Victime d'une tentative de meurtre survenue en plein jour au début de l'été à Montréal-Nord, un ex-chef de gang reconverti en travailleur de rue a refusé de témoigner contre son présumé agresseur lié au gang des Bloods, au procès de ce dernier, hier, au palais de justice de Montréal.

Qu'à cela ne tienne, la Couronne a fait jouer un enregistrement vidéo dans lequel la victime raconte à la police les circonstances de cette tentative de meurtre. Depuis qu'un leader du gang des Rouges, Chénier Dupuy, est en prison pour une histoire de trafic de drogues, Philistin Paul, surnommé Crazy dans le milieu des gangs, chercherait à asseoir son autorité comme «boss» du quartier, selon la victime.

On voit dans la vidéo un Beauvoir Jean déterminé à «aller en cour» pour faire «payer Philistin Paul pour ses actes». «Il ne fait rien dans la vie à part écoeurer tout le monde. Voyons donc, essayer de m'enlever ma vie comme ça, alors que je travaille pour améliorer le quartier», a dit la victime aux policiers dans cet enregistrement tourné le soir de la tentative de meurtre.

Vers 18h15 le 4 juin dernier, M. Jean est intervenu auprès de deux jeunes qui se disputaient à l'angle des rues Pascal et Lapierre, secteur où une émeute a éclaté deux ans plus tôt à la suite de la mort de Fredy Villanueva. C'est alors que l'accusé se serait invité dans la conversation. Il aurait asséné un coup de poing au travailleur de rue, puis aurait reculé de quelques pas pour mieux pointer son arme vers lui. «Il a crinqué son gun vers moi et m'a dit: «Je vais te tirer.» J'ai dit: «Tu veux me tirer, ben tire»», a indiqué la victime dans sa déclaration.

Philistin Paul aurait alors tiré un premier coup de feu sans atteindre Jean, qui s'en est sorti indemne. Puis en tentant de camoufler son arme dans son pantalon, l'accusé se serait tiré une balle dans une cuisse. Il a été arrêté ce soir-là dans un hôpital mont-réalais où il a été soigné pour une blessure par balle. Les policiers ont aussi trouvé une douille sur la scène du crime.

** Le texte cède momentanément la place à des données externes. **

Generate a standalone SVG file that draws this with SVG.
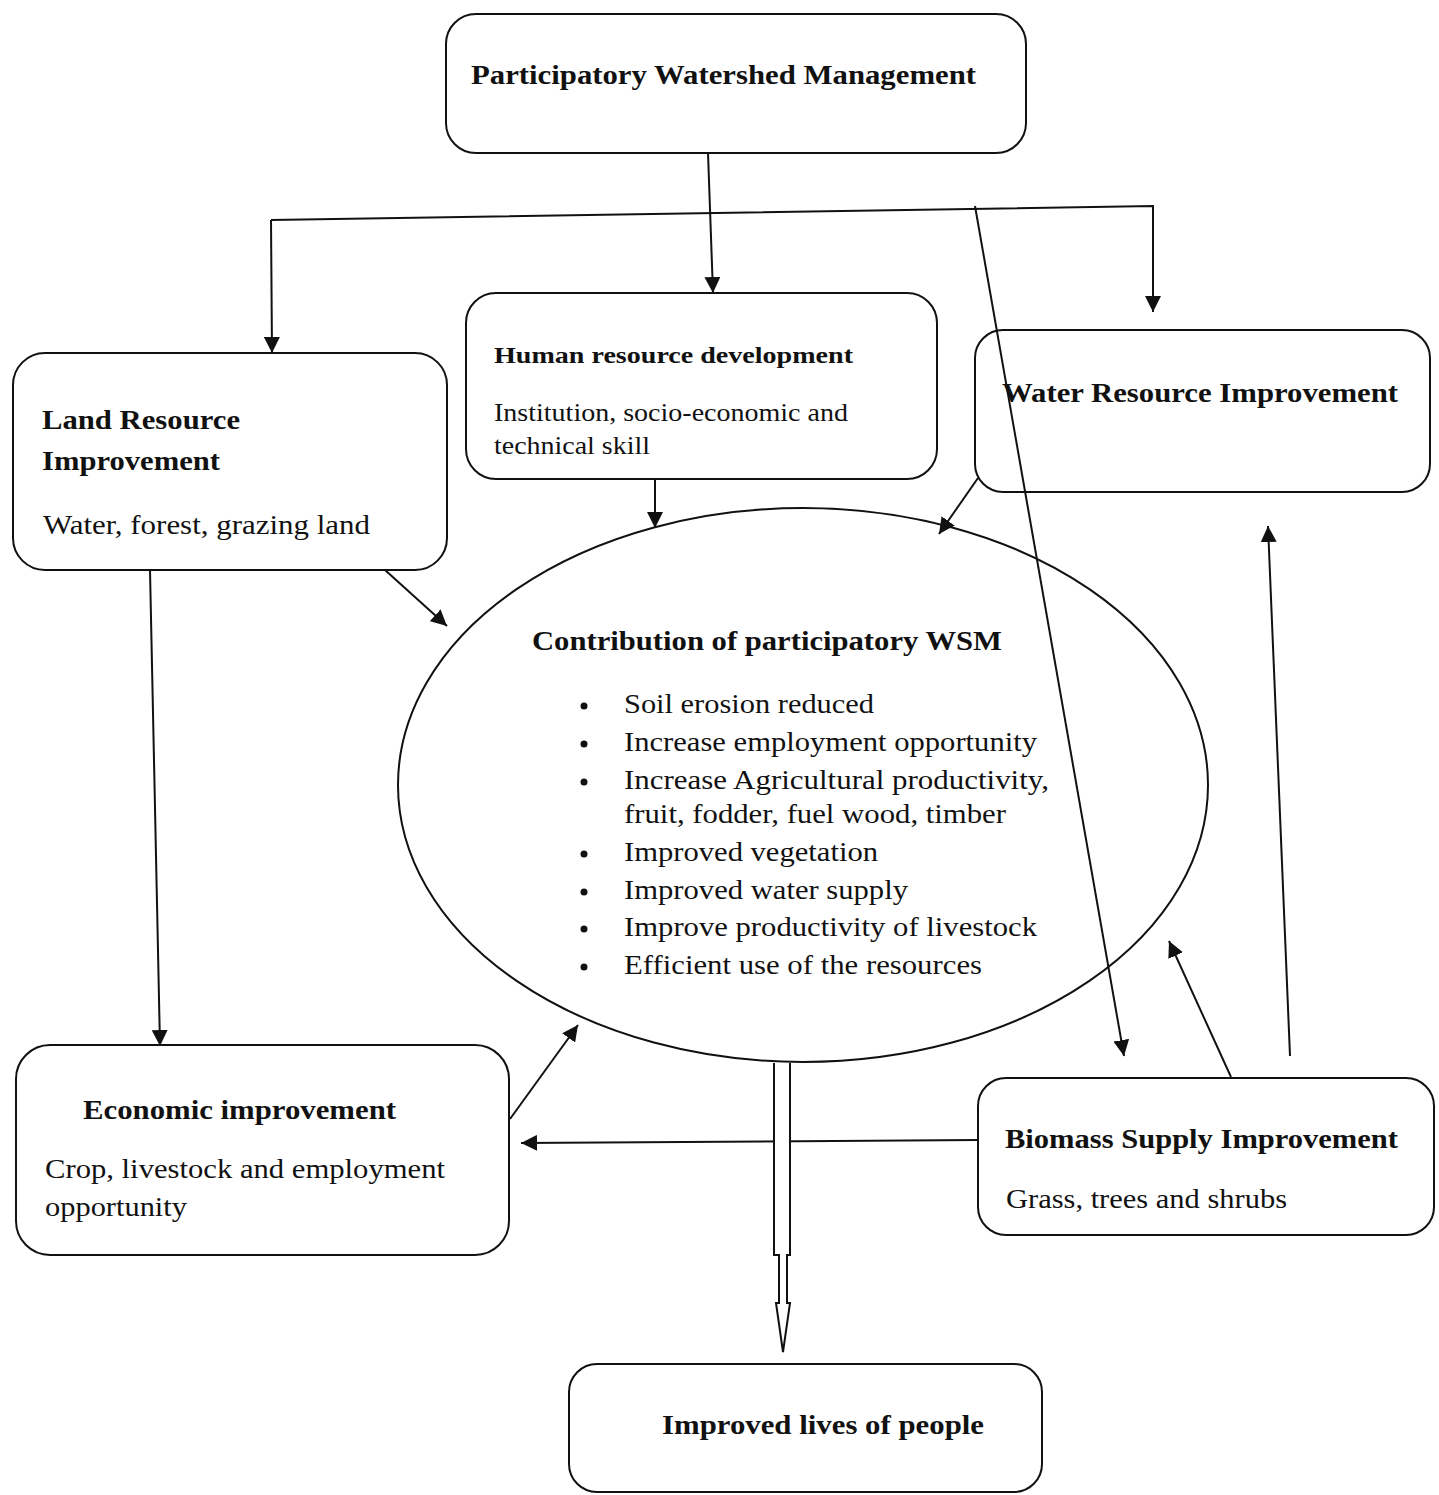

Alors que plusieurs personnes se trouvaient sur les lieux, aucun témoin n'a voulu collaboré avec la police à l'exception de Jean. Du moins jusqu'à hier. Il devait être le premier témoin à charge au procès devant juge seul de l'homme de 32 ans. Paul est inculpé de tentative de meurtre, de possession illégale d'une arme à feu à autorisation restreinte et de bris de probation. Or, la victime a imploré le juge Jean-Paul Braun de ne pas l'obliger à témoigner.

«Depuis quatre ans, j'aide les jeunes à ne pas se retrouver en prison, à retourner à l'école. Je ne suis pas là pour faire condamner un jeune. J'ai travaillé à nettoyer mon nom», a plaidé Jean. Aujourd'hui âgé de 45 ans, Beauvoir Jean a fondé le premier gang de rue à Montréal, les Master B, dans les années 80. Son changement de vie est récent.

Après l'avoir entendu plaider, le magistrat a déclaré Beauvoir Jean «témoin hostile» tout en lui soulignant qu'il devrait vivre avec son «cas de conscience». De son côté, Jean a accusé les enquêteurs de l'avoir menacé de le jeter en prison s'il ne venait pas témoigner.

Les enquêteurs, spécialistes de la lutte contre les gangs de rue, avaient prévu le coup en produisant la déclaration vidéo assermentée du témoin. «Ce n'est pas la première fois que je fais affaire avec la famille Paul», a témoigné le sergent-détective Patrick Santerre du Service de police de la Ville de Montréal, hier. Les frères Miguel, Grégoire, Philistin et Jocelyn Paul ont eu toutes sortes de démêlés avec la justice liés à des incidents de violence au cours des dernières années.

Dans sa déclaration vidéo, Beauvoir Jean jure n'avoir jamais fait l'objet de menace ou de pression de la part de policiers. Ce sont plutôt les «amis de Crazy» qui lui ont demandé de ne pas porter plainte. Le travailleur de rue du Café jeunesse multiculturel de Montréal-Nord ajoute même que c'est son devoir de le dénoncer à la police pour «montrer le bon exemple aux jeunes». Le procès se poursuit le 10 novembre.